Wiele monet i medali dawnego bicia posiada na randzie jakiś specjalny wzór, albo napis. Robiąc nowe odbicia, oszczędzano sobie nieraz tego trudu i tak odbicia nowe mają prawie bez wyjątku rand gładki.

Na bardzo wielu monetach i medalach starego bicia znajdujemy w jednem miejscu randu małe wywyższenie, wynikające z technicznych względów ówczesnego sposobu wybijania monet. Z tych samych względów na nowych biciach, przy których występuje już nowsza technika bicia, tego podwyższenia niema. Bardzo pod tym względem cennemi są wskazówki tak fachowego znawcy, jakim był Kostrzębski, umieszczone w Wiadom. Num. Arch. III p. 66 etc.

Wyraźną oznaką nowego bicia jest ślad pęknięcia stempla, który do wybicia monety służył. Pęknięcie przedstawia się na wybitej sztuce jako mniejsza lub większa nierówna kreska rozmaitej grubości, naturalnie zawsze wypukła.

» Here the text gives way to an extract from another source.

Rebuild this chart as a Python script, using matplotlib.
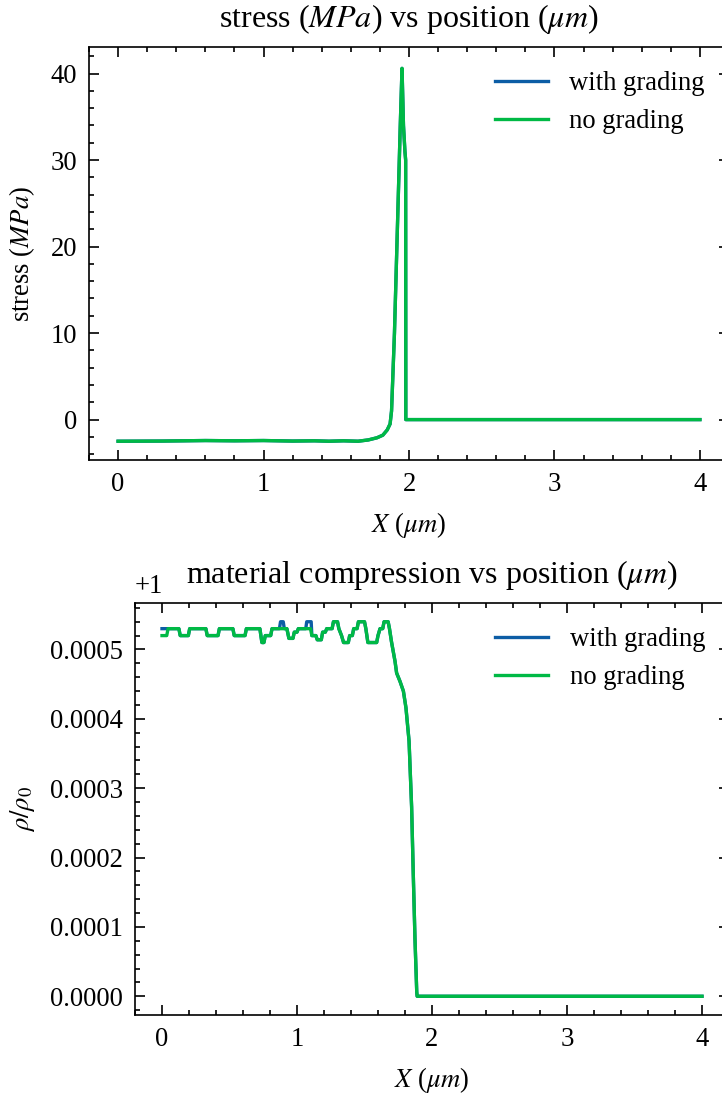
import matplotlib
matplotlib.use("Agg")
import matplotlib.pyplot as plt

# science-like style
plt.rcParams.update({
    "font.family": ["Liberation Serif", "DejaVu Serif"],
    "mathtext.fontset": "stix",
    "font.size": 8,
    "axes.linewidth": 0.5,
    "lines.linewidth": 1.0,
    "xtick.direction": "in",
    "ytick.direction": "in",
    "xtick.top": True,
    "ytick.right": True,
    "xtick.minor.visible": True,
    "ytick.minor.visible": True,
    "xtick.major.size": 3,
    "xtick.minor.size": 1.5,
    "ytick.major.size": 3,
    "ytick.minor.size": 1.5,
    "xtick.major.width": 0.5,
    "xtick.minor.width": 0.5,
    "ytick.major.width": 0.5,
    "ytick.minor.width": 0.5,
    "legend.frameon": False,
})

BLUE = "#0C5DA5"
GREEN = "#00B945"

# stress vs position (MPa), both runs overlap
x_stress = [0.0, 0.3, 0.6, 0.8, 1.0, 1.2, 1.35, 1.45, 1.55, 1.65, 1.72, 1.78,
            1.82, 1.85, 1.87, 1.88, 1.90, 1.92, 1.94, 1.952, 1.962, 1.972,
            1.977, 1.978, 4.0]
stress_grading = [-2.5, -2.48, -2.42, -2.45, -2.42, -2.48, -2.45, -2.5, -2.45,
                  -2.5, -2.35, -2.1, -1.8, -1.2, -0.5, 1.0, 10.0, 22.0, 34.0,
                  40.6, 34.0, 31.0, 30.0, 0.0, 0.0]
stress_nograding = [-2.5, -2.48, -2.42, -2.45, -2.42, -2.48, -2.45, -2.5, -2.45,
                    -2.5, -2.35, -2.1, -1.8, -1.2, -0.5, 1.0, 10.0, 22.0, 34.0,
                    40.6, 34.0, 31.0, 30.0, 0.0, 0.0]

# density ratio rho/rho0
x_rho_nograding = [0.0, 0.035, 0.045, 0.125, 0.135, 0.195, 0.205, 0.325, 0.335,
                   0.415, 0.425, 0.525, 0.535, 0.615, 0.625, 0.725, 0.74, 0.755,
                   0.765, 0.805, 0.815, 0.925, 0.94, 0.97, 0.98, 1.0, 1.01, 1.10,
                   1.11, 1.14, 1.15, 1.18, 1.19, 1.21, 1.22, 1.26, 1.27, 1.30,
                   1.31, 1.33, 1.345, 1.38, 1.39, 1.41, 1.42, 1.445, 1.455, 1.50,
                   1.51, 1.525, 1.59, 1.60, 1.615, 1.635, 1.645, 1.675, 1.685,
                   1.70, 1.713, 1.726, 1.738, 1.763, 1.788, 1.807, 1.83, 1.849,
                   1.861, 1.874, 1.887, 1.89, 4.0]
rho_nograding = [1.00052, 1.00052, 1.00053, 1.00053, 1.00052, 1.00052, 1.00053,
                 1.00053, 1.00052, 1.00052, 1.00053, 1.00053, 1.00052, 1.00052,
                 1.00053, 1.00053, 1.00051, 1.00051, 1.00052, 1.00052, 1.00053,
                 1.00053, 1.000516, 1.000516, 1.000525, 1.000525, 1.00053,
                 1.00053, 1.00052, 1.00052, 1.000514, 1.000514, 1.000525,
                 1.000525, 1.00053, 1.00053, 1.00054, 1.00054, 1.00053, 1.00052,
                 1.00051, 1.00051, 1.00052, 1.00052, 1.00053, 1.00053, 1.00054,
                 1.00054, 1.00053, 1.00051, 1.00051, 1.00052, 1.00053, 1.00053,
                 1.00054, 1.00054, 1.00053, 1.000511, 1.000497, 1.000483,
                 1.000466, 1.000454, 1.00044, 1.000416, 1.000368, 1.000273,
                 1.000178, 1.000082, 1.000006, 1.0, 1.0]

x_rho_grading = [0.0, 0.125, 0.135, 0.195, 0.205, 0.325, 0.335, 0.415, 0.425,
                 0.525, 0.535, 0.615, 0.625, 0.725, 0.74, 0.755, 0.765, 0.805,
                 0.815, 0.87, 0.878, 0.898, 0.906, 0.925, 0.94, 0.97, 0.98, 1.0,
                 1.01, 1.065, 1.072, 1.105, 1.11, 1.14, 1.15, 1.18, 1.19, 1.21,
                 1.22, 1.26, 1.27, 1.30, 1.31, 1.33, 1.345, 1.38, 1.39, 1.41,
                 1.42, 1.445, 1.455, 1.50, 1.51, 1.525, 1.59, 1.60, 1.615,
                 1.635, 1.645, 1.675, 1.685, 1.70, 1.713, 1.726, 1.738, 1.763,
                 1.788, 1.807, 1.83, 1.849, 1.861, 1.874, 1.887, 1.89, 4.0]
rho_grading = [1.00053, 1.00053, 1.00052, 1.00052, 1.00053, 1.00053, 1.00052,
               1.00052, 1.00053, 1.00053, 1.00052, 1.00052, 1.00053, 1.00053,
               1.00051, 1.00051, 1.00052, 1.00052, 1.00053, 1.00053, 1.00054,
               1.00054, 1.00053, 1.00053, 1.000516, 1.000516, 1.000525,
               1.000525, 1.00053, 1.00053, 1.00054, 1.00054, 1.00052, 1.00052,
               1.000514, 1.000514, 1.000525, 1.000525, 1.00053, 1.00053,
               1.00054, 1.00054, 1.00053, 1.00052, 1.00051, 1.00051, 1.00052,
               1.00052, 1.00053, 1.00053, 1.00054, 1.00054, 1.00053, 1.00051,
               1.00051, 1.00052, 1.00053, 1.00053, 1.00054, 1.00054, 1.00053,
               1.000511, 1.000497, 1.000483, 1.000466, 1.000454, 1.00044,
               1.000416, 1.000368, 1.000273, 1.000178, 1.000082, 1.000006, 1.0,
               1.0]

W, H = 722, 1093
fig = plt.figure(figsize=(W / 240, H / 240), dpi=240)

# top panel
ax1 = fig.add_axes([89 / W, 1 - 460 / H, (729 - 89) / W, (460 - 47) / H])
ax1.plot(x_stress, stress_grading, color=BLUE, label="with grading")
ax1.plot(x_stress, stress_nograding, color=GREEN, label="no grading")
ax1.set_xlim(-0.2, 4.2)
ax1.set_ylim(-4.67, 43.07)
ax1.set_xticks([0, 1, 2, 3, 4])
ax1.set_title(r"stress ($MPa$) vs position ($\mu m$)")
ax1.set_xlabel(r"$X$ ($\mu m$)")
ax1.set_ylabel(r"stress ($MPa$)")
ax1.legend(loc="upper right")

# bottom panel
ax2 = fig.add_axes([135 / W, 1 - 1015 / H, (729 - 135) / W, (1015 - 603) / H])
ax2.plot(x_rho_grading, rho_grading, color=BLUE, label="with grading")
ax2.plot(x_rho_nograding, rho_nograding, color=GREEN, label="no grading")
ax2.set_xlim(-0.2, 4.2)
ax2.set_xticks([0, 1, 2, 3, 4])
ax2.set_title(r"material compression vs position ($\mu m$)")
ax2.set_xlabel(r"$X$ ($\mu m$)")
ax2.set_ylabel(r"$\rho/\rho_0$")
ax2.legend(loc="upper right")

fig.savefig("out.png", dpi=240)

Jako ostatni ze sposobów poznawania nowego bicia podać możemy porównanie sztuki, o której nabycie chodzi, ze sztuką, której autentyczność nie podlega żadnej wątpliwości. Sztuki takie znajdziemy najłatwiej w dużych zbiorach, przez pierwszorzędnych znawców zebranych, gdzie zwykle nietylko stare, ale obok nich dla porównania i ostrzeżenia także i nowe znajdujemy odbitki. Mniej polecałbym pod tym względem zbiory zagraniczne, gdzie często spotykałem sztuki nowego bicia, bez żadnej o tem wzmianki. W razie interpelowania odbierałem najczęściej odpowiedź, że to kwestja trudna do rozstrzygnięcia. I rzeczywiście nieraz trudna. Z tego też powodu, dla pewności, wątpliwe sztuki bezpieczniej zawsze za nowe uważać, tem więcej, że nowych odbić jest zwykle bardzo wiele, a starych przeważnie bardzo mało.